On the cruelty of trying to be a software engineer

Thursday, April 8th, 2010

Last month I had the chance to go back to Carnegie Mellon, the place where I studied 17 years ago. It was a great experience to see how the place has changed and to meet again good old friends. I was given the chance to give an alum presentation that I decided to title “On the cruelty of really applying what you learn in the MSE (Masters of Software Engineering)”. The title was inspired on Dijkstra’s manuscript “On the cruelty of really teaching computer science”, which is very, very interesting, because it describes how sometimes we fail to recognize some things that are radical novelties as such. The problem in these cases, according to Dijkstra, is that we try to link the radical novelty to what we already know, the new to the old, and, according to him, these attempts are doomed, because what we know is “hopelessly inadequate”. I used this title because applying what I learned in that program is also cruel in some ways. First, because what you learn there is fundamental, so some things can’t be applied directly, second, because some things are novel, so they can’t be applied immediately, and third, because our field is too wide, so some things might not be useful to all students.

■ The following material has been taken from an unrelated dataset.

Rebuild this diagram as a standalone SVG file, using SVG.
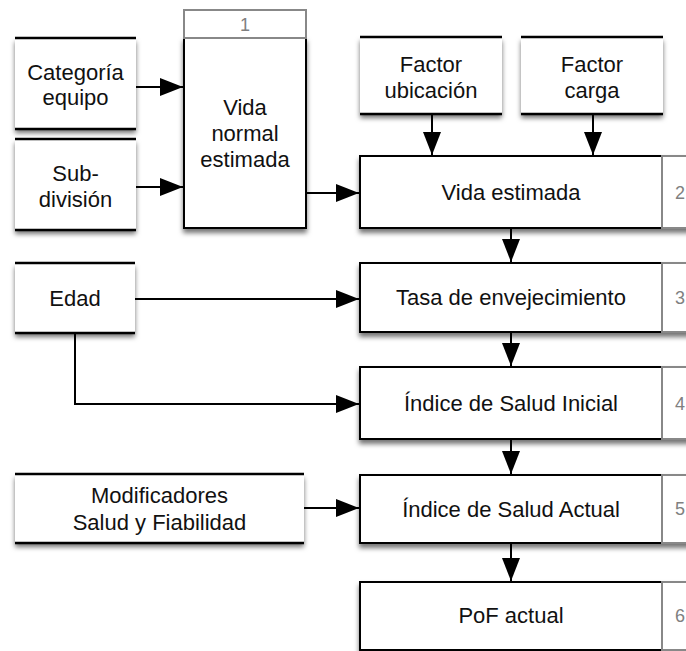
<svg xmlns="http://www.w3.org/2000/svg" width="686" height="651" viewBox="0 0 686 651">
  <defs>
    <filter id="shadow" x="-10%" y="-10%" width="120%" height="140%">
      <feDropShadow dx="0" dy="4" stdDeviation="2.5" flood-color="#000" flood-opacity="0.55"/>
    </filter>
    <marker id="arrow" markerUnits="userSpaceOnUse" markerWidth="24" markerHeight="18" refX="23" refY="9" orient="auto">
      <path d="M0,0 L23,9 L0,18 Z" fill="#000"/>
    </marker>
    <style>
      .lbl { font-family: "Liberation Sans", Arial, Helvetica, sans-serif; font-size: 22px; fill: #111; text-anchor: middle; }
      .num { font-family: "Liberation Sans", Arial, Helvetica, sans-serif; font-size: 18px; fill: #808080; text-anchor: middle; }
      .box { fill: #fff; stroke: #000; stroke-width: 2; }
      .tag { fill: #fff; stroke: #888; stroke-width: 2; }
      .store { fill: #fff; }
      .rule { stroke: #000; stroke-width: 2.5; }
      .link { fill: none; stroke: #000; stroke-width: 2; marker-end: url(#arrow); }
    </style>
  </defs>
  <rect width="686" height="651" fill="#fff"/>

  <!-- input data stores: white panel with top and bottom rules -->
  <g id="categoria-equipo">
    <rect class="store" x="15" y="38" width="121" height="91" filter="url(#shadow)"/>
    <line class="rule" x1="15" y1="38" x2="136" y2="38"/>
    <line class="rule" x1="15" y1="129" x2="136" y2="129"/>
    <text class="lbl" x="75.5" y="80">Categoría</text>
    <text class="lbl" x="75.5" y="105">equipo</text>
  </g>
  <g id="subdivision">
    <rect class="store" x="15" y="139" width="121" height="91" filter="url(#shadow)"/>
    <line class="rule" x1="15" y1="139" x2="136" y2="139"/>
    <line class="rule" x1="15" y1="230" x2="136" y2="230"/>
    <text class="lbl" x="75.5" y="181">Sub-</text>
    <text class="lbl" x="75.5" y="207">división</text>
  </g>
  <g id="factor-ubicacion">
    <rect class="store" x="360" y="37" width="142" height="77" filter="url(#shadow)"/>
    <line class="rule" x1="360" y1="37" x2="502" y2="37"/>
    <line class="rule" x1="360" y1="114" x2="502" y2="114"/>
    <text class="lbl" x="431" y="72">Factor</text>
    <text class="lbl" x="431" y="98">ubicación</text>
  </g>
  <g id="factor-carga">
    <rect class="store" x="521" y="37" width="142" height="77" filter="url(#shadow)"/>
    <line class="rule" x1="521" y1="37" x2="663" y2="37"/>
    <line class="rule" x1="521" y1="114" x2="663" y2="114"/>
    <text class="lbl" x="592" y="72">Factor</text>
    <text class="lbl" x="592" y="98">carga</text>
  </g>
  <g id="edad">
    <rect class="store" x="15" y="263" width="120" height="70" filter="url(#shadow)"/>
    <line class="rule" x1="15" y1="263" x2="135" y2="263"/>
    <line class="rule" x1="15" y1="333" x2="135" y2="333"/>
    <text class="lbl" x="75" y="306">Edad</text>
  </g>
  <g id="modificadores">
    <rect class="store" x="15" y="474" width="289" height="69" filter="url(#shadow)"/>
    <line class="rule" x1="15" y1="474" x2="304" y2="474"/>
    <line class="rule" x1="15" y1="543" x2="304" y2="543"/>
    <text class="lbl" x="159.5" y="503">Modificadores</text>
    <text class="lbl" x="159.5" y="530">Salud y Fiabilidad</text>
  </g>

  <!-- numbered process steps -->
  <g id="step-1">
    <g filter="url(#shadow)">
      <rect class="box" x="184" y="38" width="122" height="190"/>
    </g>
    <rect class="tag" x="184" y="10" width="122" height="28"/>
    <text class="num" x="245" y="31">1</text>
    <text class="lbl" x="245" y="115">Vida</text>
    <text class="lbl" x="245" y="141">normal</text>
    <text class="lbl" x="245" y="167">estimada</text>
  </g>
  <g id="step-2">
    <g filter="url(#shadow)">
      <rect class="box" x="360" y="156" width="302" height="72"/>
      <rect class="tag" x="662" y="156" width="40" height="72"/>
    </g>
    <text class="lbl" x="511" y="200">Vida estimada</text>
    <text class="num" x="680" y="199">2</text>
  </g>
  <g id="step-3">
    <g filter="url(#shadow)">
      <rect class="box" x="360" y="263" width="302" height="69"/>
      <rect class="tag" x="662" y="263" width="40" height="69"/>
    </g>
    <text class="lbl" x="511" y="305">Tasa de envejecimiento</text>
    <text class="num" x="680" y="304">3</text>
  </g>
  <g id="step-4">
    <g filter="url(#shadow)">
      <rect class="box" x="360" y="367" width="302" height="72"/>
      <rect class="tag" x="662" y="367" width="40" height="72"/>
    </g>
    <text class="lbl" x="511" y="411">Índice de Salud Inicial</text>
    <text class="num" x="680" y="410">4</text>
  </g>
  <g id="step-5">
    <g filter="url(#shadow)">
      <rect class="box" x="360" y="475" width="302" height="68"/>
      <rect class="tag" x="662" y="475" width="40" height="68"/>
    </g>
    <text class="lbl" x="511" y="517">Índice de Salud Actual</text>
    <text class="num" x="680" y="515">5</text>
  </g>
  <g id="step-6">
    <g filter="url(#shadow)">
      <rect class="box" x="360" y="582" width="302" height="68"/>
      <rect class="tag" x="662" y="582" width="40" height="68"/>
    </g>
    <text class="lbl" x="511" y="623">PoF actual</text>
    <text class="num" x="680" y="622">6</text>
  </g>

  <!-- connectors -->
  <g id="connectors">
    <line class="link" x1="136" y1="87" x2="183" y2="87"/>
    <line class="link" x1="136" y1="187" x2="183" y2="187"/>
    <line class="link" x1="306" y1="193" x2="359" y2="193"/>
    <line class="link" x1="432" y1="115" x2="432" y2="155"/>
    <line class="link" x1="593" y1="115" x2="593" y2="155"/>
    <line class="link" x1="511" y1="229" x2="511" y2="262"/>
    <line class="link" x1="135" y1="299" x2="359" y2="299"/>
    <polyline class="link" points="75,334 75,404 359,404"/>
    <line class="link" x1="511" y1="333" x2="511" y2="366"/>
    <line class="link" x1="511" y1="440" x2="511" y2="474"/>
    <line class="link" x1="304" y1="508" x2="359" y2="508"/>
    <line class="link" x1="511" y1="544" x2="511" y2="581"/>
  </g>
</svg>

But there’s also the cruelty of trying to be a software engineer. Many say that software development is not an engineering discipline because it’s not mature enough. Dijkstra used to say that it’s a doomed discipline because it’s an attempt to apply something familiar (engineering) to a radical novelty. Others say that developing software is more an art than an engineering discipline. And traditional engineers, when you explain them that physics and chemistry are of little relevance for developing software say “if it doesn’t require physics or chemistry, then it’s not engineering”.
But let me get to Dijkstra’s argument, which is very interesting. How many times did we make mistakes in the past by trying to apply practices from other engineering disciplines that were not adequate for software? Is that the case of many things we tried to copy from manufacturing? Is that the root cause of the “waterfall mentality” that still persists in many places? I think that saying “All previous engineering knowledge is useless for developing software” is clearly wrong. But we should also be more careful when we try to use things from other disciplines. And this applies not only to people like me that want to inspire in traditional engineering, but also to people that claim that software is an art (I’m talking here about developing large software systems, not the “art of programming” that Knuth described so well).